Herman Botha, the information security manager at PricewaterhouseCoopers, also believes employees pose the biggest risk to IT security. "And you can never fully control that," he adds. "We have lots of training programmes to mitigate the risk, but people will always make mistakes."

These mistakes range from clicking on attachments in e-mails that they shouldn't have, or sending e-mails with private information to the wrong recipients.

Accountability

He says PwC's IT use policy is very broad, covering all aspects of information security and acceptable use. New recruits are introduced to the policy in the first two or three days in an induction session. Thereafter, they receive further training in their first month of employment. "We then test them to measure how effective the training has been. There's really no point in doing it if it isn't not making any kind of a difference."

Of course, as a professional services company, PwC deals with extremely sensitive information, so it has to be extra vigilant about its security systems. "We have various layers of defence, like an e-mail gateway with normal filtering that kicks out 90 percent of malicious stuff.
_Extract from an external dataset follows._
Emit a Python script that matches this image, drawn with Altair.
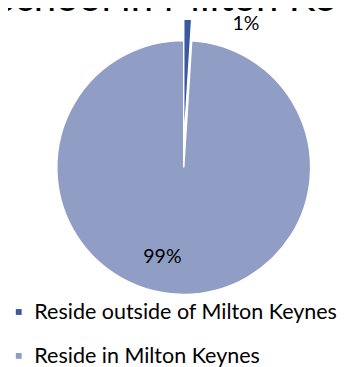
import altair as alt
import pandas as pd

categories = ["Reside outside of Milton Keynes", "Reside in Milton Keynes"]
values = [1, 99]
labels = ["1%", "99%"]
colors = ["#3B5A9D", "#909EC6"]
title_text = "school in Milton Keynes"

df = pd.DataFrame({
    "category": categories,
    "value": values,
    "label": labels,
    "idx": list(range(len(categories))),
})

CX, CY, R = 180, 159, 130
FONT = "Lato"

base = alt.Chart(df).encode(
    theta=alt.Theta("value:Q", stack=True),
    order=alt.Order("idx:Q"),
)

color = alt.Color(
    "category:N",
    scale=alt.Scale(domain=categories, range=colors),
    legend=alt.Legend(
        title=None, orient="none", legendX=0, legendY=296,
        symbolType="square", symbolSize=36, symbolStrokeWidth=0,
        labelFontSize=22, labelFont=FONT, labelColor="black",
        rowPadding=23, labelLimit=400, labelOffset=5,
    ),
)

pie = base.mark_arc(stroke="white", strokeWidth=1.5, outerRadius=R).encode(
    color=color,
    opacity=alt.condition("datum.idx == 0", alt.value(0), alt.value(1)),
    x=alt.value(CX), y=alt.value(CY),
)
explode = base.mark_arc(stroke="white", strokeWidth=1.5, outerRadius=R).encode(
    color=color,
    opacity=alt.condition("datum.idx == 0", alt.value(1), alt.value(0)),
    x=alt.value(CX), y=alt.value(CY - 22),
)

lab1 = base.mark_text(radius=150, dx=59, dy=3, fontSize=20, font=FONT, color="black").encode(
    text=alt.condition("datum.idx == 0", alt.Text("label:N"), alt.value("")),
    x=alt.value(CX), y=alt.value(CY),
)
lab2 = base.mark_text(radius=90, dx=-19, dy=2, fontSize=20, font=FONT, color="black").encode(
    text=alt.condition("datum.idx == 1", alt.Text("label:N"), alt.value("")),
    x=alt.value(CX), y=alt.value(CY),
)

title = alt.Chart(pd.DataFrame({"t": [title_text]})).mark_text(
    align="left", baseline="alphabetic", fontSize=41, font=FONT, color="black"
).encode(text="t:N", x=alt.value(-11), y=alt.value(-1))

chart = alt.layer(pie, explode, lab1, lab2, title).properties(
    width=338, height=359, padding=0, autosize=alt.AutoSizeParams(type="none")
).configure_view(stroke=None)

chart.save("out.html", embed_options={"renderer": "svg", "actions": False})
We also have machines filtering malicious websites and file-sharing sites. So even if a malicious attachment is opened, it has a slim chance of getting through."

Even so, Botha says it's hard to work out whether PwC is being targeted specifically or just generally bombarded as most organisations are. "We've also observed that these kinds of attacks will target our service providers, rather than us directly," he says.

At the MacSteel Service Centre SA, Group CIO Martin Pretorius says the company has numerous IT security packages to mitigate risk. "Through Active Directory and Exchange and through our ERP system, we limit the access of people. We also have access control to our building, as well as firewalls and WiFi limitations."

By limiting access in these ways, Pretorius aims to limit damage should a security breach occur. "There are two types of people," he says. "Business people and IT people, and business people know just enough to be dangerous."

MacSteel has a security department with interconnected areas of responsibility in risk, compliance and sustainability. Pretorius says they run software that tracks activity and mail access, carries out spot checks on employee activity, and runs weekly reports on all of this.

"We can see straight away from the reports if people are accessing websites or systems they're not supposed to. If an employee tries to do anything, and we pick it up with sniffer tools, that's an immediate dismissal. If they're doing something online outside of their normal tasks, there will be a hearing."

He also ensures that the policies are all up to date on the document management system, and that all staff members are aware of them. "They must read and adhere. They know about the policies and their managers are accountable for enforcing them."

It seems that CIOs agree that people are their biggest risk, and that a combination of people, policies, procedures and technology are necessary to mitigate that risk as much as possible.